The arrival of Joan, of one who had actually been in her son's company until the danger was passed, though helping to dispel her terror, aroused a consuming desire to learn exactly what had happened. Joan, of course, could only describe the siege and their state of suspense until the soldiers cleared the street of the would-be assassins. As to the motive of the outrage or the manner in which it reached its sudden crisis, she had no more knowledge than the Princess, and a quite natural question occurred to the older woman when Joan told how Felix Poluski had startled the King and herself by his warning cry.

"My son had gone to visit you, then?" she said, not without a shadow of resentment at the fact that he had discovered this girl's whereabouts readily enough, though seemingly there was none to tell him that his father and mother were in the city and longing to see him.

Joan flushed at the words; but her answer carried conviction. "I do not yet understand just how or when Felix discovered that the King's life was threatened," she said; "but there can be no doubt it was a ruse on his part to distract the attention of the mob when he told his Majesty that I was in the hotel.—I chanced to be looking out—and I was very angry with Felix when I saw that he had stopped the King and was evidently informing him of my presence."

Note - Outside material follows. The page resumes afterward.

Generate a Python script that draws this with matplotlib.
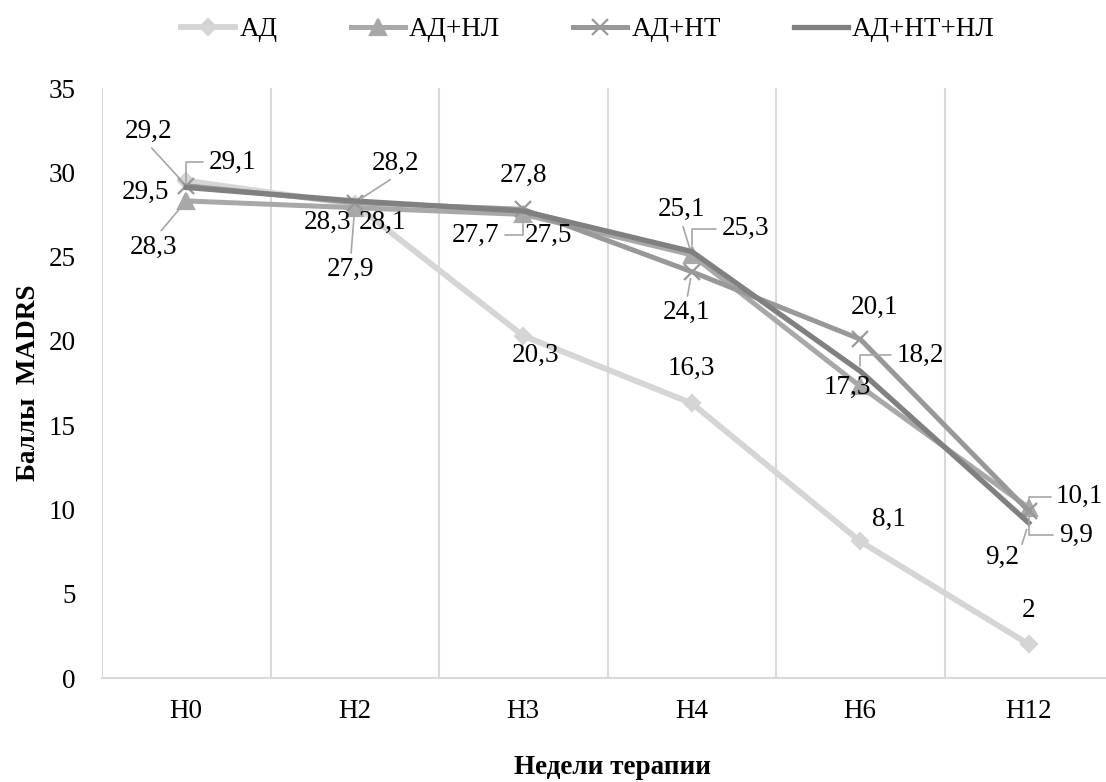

"Then my son did not know you were in Delgratz?"

"He had no notion I was any nearer than Paris."

"What an amazing chapter of accidents that you should be in Delgratz to-day, and, under Providence, become the means of saving Alec's life; for it is quite clear to me now that had he gone a few yards farther he would have been shot down without mercy!"

Joan colored even more deeply. Her pride demanded that she should no longer sail under a false flag, yet it was a seeming breach of maidenly reserve that she should announce her own betrothal. It would have come easier if she could claim more consideration from this kind faced, pleasant voiced woman than was warranted by the casual acquaintance of a railway journey. But Alec had sent her to his mother, and Joan's nature would not permit her to carry on the deception, though it might be capable of the most plausible explanation afterward.

"I feel I ought to tell you," she said, and the blood suddenly ebbed away from her face to her throbbing heart. "Alec and I were friends in Paris. We were fond of each other; but gave not much heed to it, since I was poor and he told me he had his way to make in the world. He wrote to me a few days ago, asking me to marry him. I did not know what to say, when chance threw in my way a commission to copy a picture in this very city. Put in such words, it all sounds very mad and unconvincing; but it is true, and it is equally true that I should never have acknowledged to-day that I returned his love if—if I did not think—for a few awful minutes—that we should both be killed. And—and—I wanted to die in his arms!"

Joan began to cry, and Princess Delgrado cried too, and it was in tears that King Alexis III. found them when he had returned Prince Michael's stately greeting and was told that the young American lady who had come from the shattered hotel was in his mother's room.